Reproduce the listing exactly and skip over any pictures.

════════════════════

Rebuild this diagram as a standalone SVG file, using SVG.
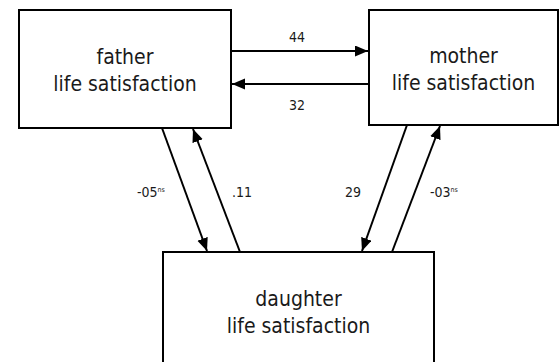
<svg xmlns="http://www.w3.org/2000/svg" width="560" height="362" viewBox="0 0 560 362">
<style>
.box{fill:#fff;stroke:#000;stroke-width:2}
.lbl{font-family:"DejaVu Sans Condensed","DejaVu Sans",sans-serif;font-size:21px;fill:#1a1a1a;text-anchor:middle}
.num{font-family:"DejaVu Sans Condensed","DejaVu Sans",sans-serif;font-size:14px;fill:#1a1a1a}
.sup{font-size:7px}
.edge{stroke:#000;stroke-width:2;fill:none;marker-end:url(#ah)}
</style>
<defs>
<marker id="ah" markerUnits="userSpaceOnUse" markerWidth="14" markerHeight="12" refX="13" refY="5.5" orient="auto">
<path d="M0,0 L13,5.5 L0,11 z" fill="#000"/>
</marker>
</defs>
<rect width="560" height="362" fill="#fff"/>
<g id="father">
<rect class="box" x="19" y="10" width="212" height="118"/>
<text class="lbl" x="125" y="64">father</text>
<text class="lbl" x="125" y="91">life satisfaction</text>
</g>
<g id="mother">
<rect class="box" x="369" y="10" width="189" height="115"/>
<text class="lbl" x="463.5" y="63">mother</text>
<text class="lbl" x="463.5" y="90">life satisfaction</text>
</g>
<g id="daughter">
<rect class="box" x="163" y="252" width="271" height="130"/>
<text class="lbl" x="298.5" y="306">daughter</text>
<text class="lbl" x="298.5" y="333">life satisfaction</text>
</g>
<g id="connectors">
<line class="edge" x1="231" y1="51" x2="368" y2="51"/>
<line class="edge" x1="369" y1="84" x2="232" y2="84"/>
<line class="edge" x1="162" y1="128" x2="207" y2="251"/>
<line class="edge" x1="240" y1="252" x2="193" y2="129"/>
<line class="edge" x1="407" y1="125" x2="362" y2="251"/>
<line class="edge" x1="392" y1="252" x2="440" y2="126"/>
<text class="num" x="297" y="42" text-anchor="middle">44</text>
<text class="num" x="297" y="110" text-anchor="middle">32</text>
<text class="num" x="242" y="197" text-anchor="middle">.11</text>
<text class="num" x="353" y="197" text-anchor="middle">29</text>
<text class="num" x="137" y="197">-05<tspan class="sup" dy="-5">ns</tspan></text>
<text class="num" x="430" y="197">-03<tspan class="sup" dy="-5">ns</tspan></text>
</g>
</svg>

════════════════════

_TASK OUTPUT_.
Rebuild this diagram as a standalone SVG file, using SVG.
<svg xmlns="http://www.w3.org/2000/svg" width="560" height="362" viewBox="0 0 560 362">
<style>
.box{fill:#fff;stroke:#000;stroke-width:2}
.lbl{font-family:"DejaVu Sans Condensed","DejaVu Sans",sans-serif;font-size:21px;fill:#1a1a1a;text-anchor:middle}
.num{font-family:"DejaVu Sans Condensed","DejaVu Sans",sans-serif;font-size:14px;fill:#1a1a1a}
.sup{font-size:7px}
.edge{stroke:#000;stroke-width:2;fill:none;marker-end:url(#ah)}
</style>
<defs>
<marker id="ah" markerUnits="userSpaceOnUse" markerWidth="14" markerHeight="12" refX="13" refY="5.5" orient="auto">
<path d="M0,0 L13,5.5 L0,11 z" fill="#000"/>
</marker>
</defs>
<rect width="560" height="362" fill="#fff"/>
<g id="father">
<rect class="box" x="19" y="10" width="212" height="118"/>
<text class="lbl" x="125" y="64">father</text>
<text class="lbl" x="125" y="91">life satisfaction</text>
</g>
<g id="mother">
<rect class="box" x="369" y="10" width="189" height="115"/>
<text class="lbl" x="463.5" y="63">mother</text>
<text class="lbl" x="463.5" y="90">life satisfaction</text>
</g>
<g id="daughter">
<rect class="box" x="163" y="252" width="271" height="130"/>
<text class="lbl" x="298.5" y="306">daughter</text>
<text class="lbl" x="298.5" y="333">life satisfaction</text>
</g>
<g id="connectors">
<line class="edge" x1="231" y1="51" x2="368" y2="51"/>
<line class="edge" x1="369" y1="84" x2="232" y2="84"/>
<line class="edge" x1="162" y1="128" x2="207" y2="251"/>
<line class="edge" x1="240" y1="252" x2="193" y2="129"/>
<line class="edge" x1="407" y1="125" x2="362" y2="251"/>
<line class="edge" x1="392" y1="252" x2="440" y2="126"/>
<text class="num" x="297" y="42" text-anchor="middle">44</text>
<text class="num" x="297" y="110" text-anchor="middle">32</text>
<text class="num" x="242" y="197" text-anchor="middle">.11</text>
<text class="num" x="353" y="197" text-anchor="middle">29</text>
<text class="num" x="137" y="197">-05<tspan class="sup" dy="-5">ns</tspan></text>
<text class="num" x="430" y="197">-03<tspan class="sup" dy="-5">ns</tspan></text>
</g>
</svg>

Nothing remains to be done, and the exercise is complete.